Yesterday two people out for a walk on a familiar stretch of Nuevo, a mother and daughter, were brutally stabbed to death.
We are exposed to murder in abundance in our culture: Real murders on the news, dramatic portrayals on television, in movies, in books, in music, in video games. It is pervasive. When it strikes close to home, it all takes on a different, more real impact. It breaks through the “distance” we usually experience with a murder. When there is a “connection,” it now invades my world.
How should we respond to a murder in a small town, or a murder in our neighborhood? Here are 6 ways to respond:
- The first response is compassion. Real people lost real loved ones. These aren’t actors. A husband and brother lost a wife, and a mother, and a sister, and a daughter. No matter what other emotion tries to climb to the top of your emotional staircase, compassion is the right one to feed.
- The second response is to keep your feet firmly planted in reality. We are still the same community that we were last week. This isn’t the first crime committed in our town. Murders occur in towns of every stripe, because people live there. You should always be aware of your surroundings and be discerning when odd circumstances or individuals present themselves, not just in the week following a crime. Don’t jump to conclusions when you don’t know the whole story.

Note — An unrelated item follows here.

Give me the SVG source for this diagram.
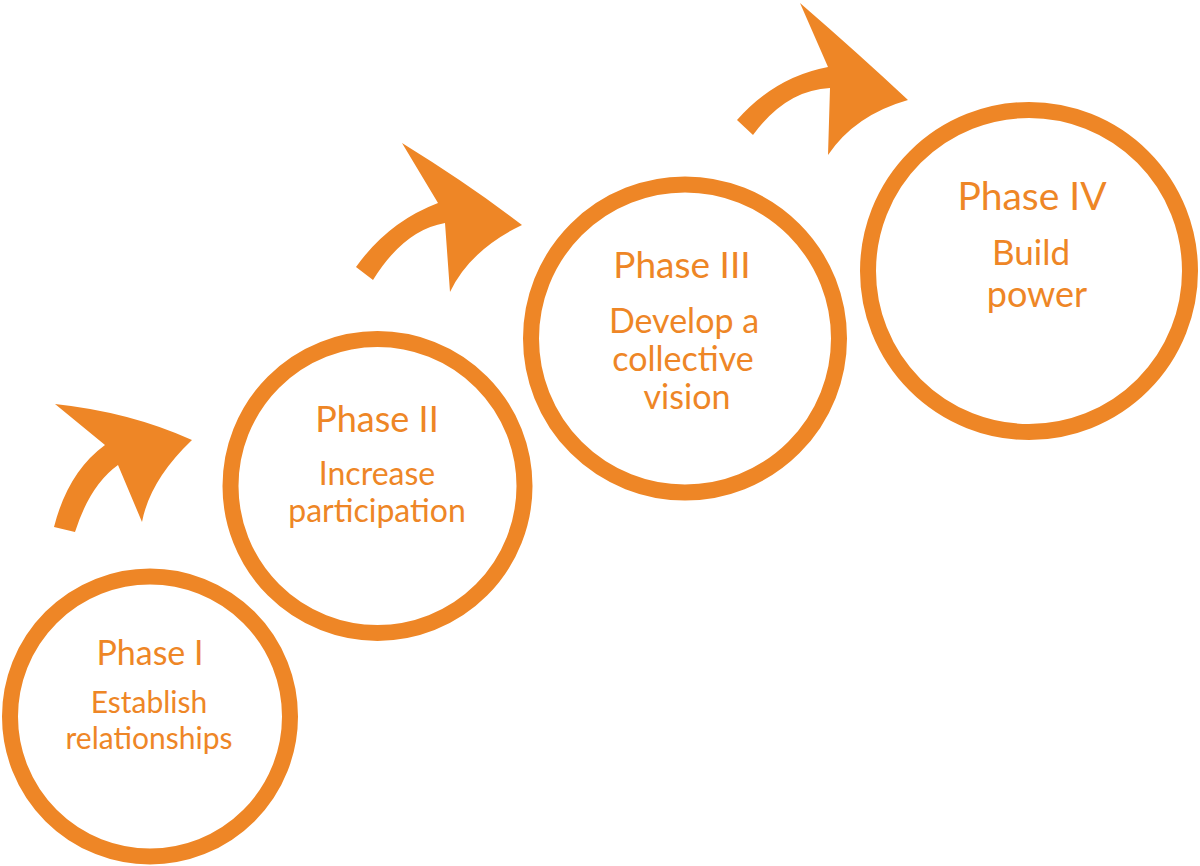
<svg xmlns="http://www.w3.org/2000/svg" width="1200" height="866" viewBox="0 0 1200 866">
<style>
.ring{fill:none;stroke:#EE8626;stroke-width:16}
.arrow{fill:#EE8626}
text{font-family:Lato,"Open Sans","DejaVu Sans",sans-serif;fill:#EE8626;text-anchor:middle}
</style>
<rect width="1200" height="866" fill="#ffffff"/>
<g id="connectors">
<path class="arrow" d="M54,527 Q68,472 105,445 L55,404 Q130,412 192,440 Q150,480 142,522 L118,465 Q90,485 75,532 Z"/>
<path class="arrow" d="M356,267 Q388,222 438,203 L402,143 Q470,185 522,225 Q470,250 450,292 L445,223 Q404,230 373,280 Z"/>
<path class="arrow" d="M737,120 Q775,77 828,67 L800,3 Q860,55 908,100 Q855,115 828,155 L830,88 Q786,90 753,135 Z"/>
</g>
<g id="phase1">
<circle class="ring" cx="150" cy="716.5" r="140"/>
<text x="150" y="665" font-size="34">Phase I</text>
<text x="149" y="713" font-size="30">Establish</text>
<text x="149" y="749" font-size="30">relationships</text>
</g>
<g id="phase2">
<circle class="ring" cx="377.5" cy="486" r="147"/>
<text x="377" y="432" font-size="36">Phase II</text>
<text x="377" y="485" font-size="32">Increase</text>
<text x="377" y="522" font-size="32">participation</text>
</g>
<g id="phase3">
<circle class="ring" cx="685" cy="338.5" r="154"/>
<text x="682" y="278" font-size="37">Phase III</text>
<text x="684" y="333" font-size="34">Develop a</text>
<text x="683" y="371" font-size="34">collective</text>
<text x="687" y="409" font-size="34">vision</text>
</g>
<g id="phase4">
<circle class="ring" cx="1029" cy="271" r="161"/>
<text x="1032" y="210" font-size="39">Phase IV</text>
<text x="1031" y="265" font-size="35">Build</text>
<text x="1037" y="307" font-size="36">power</text>
</g>
</svg>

- Justice will be done. We have great law enforcement officers. I know several of them. They are equipped to do all that you want done, to catch the person responsible and bring him to justice. So direct your justice meter in this direction. And the next time you see a police officer in your rear view mirror or on the side of the road or at Starbucks, thank God for them and pray for their instincts, wisdom, and safety.
- Don’t let fear dominate your days and decisions. I was so encouraged to see one of the “regular” walkers out this morning on my way into the office. I know it is a temptation to be distrustful of every stranger, to hole yourself up in your house, or to stop your normal routine. Resist the temptation. Behave reasonably with discernment and take necessary precautions, but don’t be afraid.
- Get to know your neighbors. Interestingly enough, in our small town, not everyone knows each other. One of the news reports characterized Nuevo as a town where everyone knows one another. It really isn’t true. Our community, like most American communities, pride themselves on individual space and privacy. I didn’t know this family personally, but they live in the same community so it is geographically personal. The more we know each other and are concerned about one another the better off we will be. It may not have made any difference in this instance (some things are out of our control which is what makes it so disconcerting), but it is a safer place when there is neighborhood awareness and concern.
- Pray. There is a lot of pain and suffering. Pray that you would have opportunity to be God’s instrument of love, encouragement, and truth. Pray for a family grieving. Pray for a family that will be embarrassed, ashamed, and burdened by the guilt of a crime that cannot be undone. When God appears to be absent, His people need to be present.
Last. Someone knows the perpetrator. The best thing that could happen to him is that he be caught and brought to justice. Don’t make the mistake of thinking that he needs protection from the proper authorities and prosecution.